━━ GIVEN MATERIAL
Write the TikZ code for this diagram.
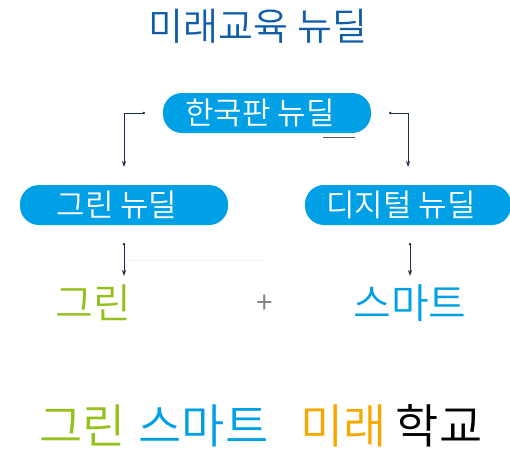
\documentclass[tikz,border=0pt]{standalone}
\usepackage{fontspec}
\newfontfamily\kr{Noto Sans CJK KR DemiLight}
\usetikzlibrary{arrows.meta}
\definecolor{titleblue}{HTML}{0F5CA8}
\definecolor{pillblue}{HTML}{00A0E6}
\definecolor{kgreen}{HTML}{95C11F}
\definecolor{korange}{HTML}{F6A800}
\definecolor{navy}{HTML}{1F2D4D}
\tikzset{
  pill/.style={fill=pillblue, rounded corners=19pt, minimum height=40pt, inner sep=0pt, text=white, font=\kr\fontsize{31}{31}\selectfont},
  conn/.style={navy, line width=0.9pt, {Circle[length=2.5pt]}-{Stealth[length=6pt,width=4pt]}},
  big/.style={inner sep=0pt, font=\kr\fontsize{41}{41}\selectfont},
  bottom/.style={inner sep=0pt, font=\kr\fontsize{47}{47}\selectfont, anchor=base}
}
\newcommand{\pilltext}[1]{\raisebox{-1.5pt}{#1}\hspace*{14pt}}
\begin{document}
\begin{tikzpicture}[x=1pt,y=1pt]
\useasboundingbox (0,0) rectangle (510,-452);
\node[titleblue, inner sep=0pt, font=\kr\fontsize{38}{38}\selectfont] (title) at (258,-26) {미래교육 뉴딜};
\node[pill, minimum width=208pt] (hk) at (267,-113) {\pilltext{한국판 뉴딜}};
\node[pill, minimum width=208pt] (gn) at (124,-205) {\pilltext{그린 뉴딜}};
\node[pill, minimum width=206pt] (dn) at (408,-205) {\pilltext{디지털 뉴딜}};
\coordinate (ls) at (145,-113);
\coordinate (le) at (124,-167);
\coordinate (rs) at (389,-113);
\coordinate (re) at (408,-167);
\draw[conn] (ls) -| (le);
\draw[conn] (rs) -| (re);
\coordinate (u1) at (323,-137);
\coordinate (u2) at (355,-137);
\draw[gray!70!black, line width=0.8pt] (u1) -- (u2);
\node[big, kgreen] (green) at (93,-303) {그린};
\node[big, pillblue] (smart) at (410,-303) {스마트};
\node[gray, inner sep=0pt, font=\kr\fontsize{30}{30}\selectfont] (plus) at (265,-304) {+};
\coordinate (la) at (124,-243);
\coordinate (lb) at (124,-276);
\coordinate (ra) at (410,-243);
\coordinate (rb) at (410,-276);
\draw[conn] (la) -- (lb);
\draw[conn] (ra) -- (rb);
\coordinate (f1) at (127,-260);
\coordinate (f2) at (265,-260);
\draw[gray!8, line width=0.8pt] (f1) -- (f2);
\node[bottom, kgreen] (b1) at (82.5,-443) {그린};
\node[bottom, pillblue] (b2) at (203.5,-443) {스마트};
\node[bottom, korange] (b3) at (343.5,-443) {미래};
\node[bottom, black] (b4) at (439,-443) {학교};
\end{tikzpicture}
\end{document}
━━━━
INSTRUCTION: Without the pictures, print the whole listing exactly as given.

EXERCISE ANSWER:
Write the TikZ code for this diagram.
\documentclass[tikz,border=0pt]{standalone}
\usepackage{fontspec}
\newfontfamily\kr{Noto Sans CJK KR DemiLight}
\usetikzlibrary{arrows.meta}
\definecolor{titleblue}{HTML}{0F5CA8}
\definecolor{pillblue}{HTML}{00A0E6}
\definecolor{kgreen}{HTML}{95C11F}
\definecolor{korange}{HTML}{F6A800}
\definecolor{navy}{HTML}{1F2D4D}
\tikzset{
  pill/.style={fill=pillblue, rounded corners=19pt, minimum height=40pt, inner sep=0pt, text=white, font=\kr\fontsize{31}{31}\selectfont},
  conn/.style={navy, line width=0.9pt, {Circle[length=2.5pt]}-{Stealth[length=6pt,width=4pt]}},
  big/.style={inner sep=0pt, font=\kr\fontsize{41}{41}\selectfont},
  bottom/.style={inner sep=0pt, font=\kr\fontsize{47}{47}\selectfont, anchor=base}
}
\newcommand{\pilltext}[1]{\raisebox{-1.5pt}{#1}\hspace*{14pt}}
\begin{document}
\begin{tikzpicture}[x=1pt,y=1pt]
\useasboundingbox (0,0) rectangle (510,-452);
\node[titleblue, inner sep=0pt, font=\kr\fontsize{38}{38}\selectfont] (title) at (258,-26) {미래교육 뉴딜};
\node[pill, minimum width=208pt] (hk) at (267,-113) {\pilltext{한국판 뉴딜}};
\node[pill, minimum width=208pt] (gn) at (124,-205) {\pilltext{그린 뉴딜}};
\node[pill, minimum width=206pt] (dn) at (408,-205) {\pilltext{디지털 뉴딜}};
\coordinate (ls) at (145,-113);
\coordinate (le) at (124,-167);
\coordinate (rs) at (389,-113);
\coordinate (re) at (408,-167);
\draw[conn] (ls) -| (le);
\draw[conn] (rs) -| (re);
\coordinate (u1) at (323,-137);
\coordinate (u2) at (355,-137);
\draw[gray!70!black, line width=0.8pt] (u1) -- (u2);
\node[big, kgreen] (green) at (93,-303) {그린};
\node[big, pillblue] (smart) at (410,-303) {스마트};
\node[gray, inner sep=0pt, font=\kr\fontsize{30}{30}\selectfont] (plus) at (265,-304) {+};
\coordinate (la) at (124,-243);
\coordinate (lb) at (124,-276);
\coordinate (ra) at (410,-243);
\coordinate (rb) at (410,-276);
\draw[conn] (la) -- (lb);
\draw[conn] (ra) -- (rb);
\coordinate (f1) at (127,-260);
\coordinate (f2) at (265,-260);
\draw[gray!8, line width=0.8pt] (f1) -- (f2);
\node[bottom, kgreen] (b1) at (82.5,-443) {그린};
\node[bottom, pillblue] (b2) at (203.5,-443) {스마트};
\node[bottom, korange] (b3) at (343.5,-443) {미래};
\node[bottom, black] (b4) at (439,-443) {학교};
\end{tikzpicture}
\end{document}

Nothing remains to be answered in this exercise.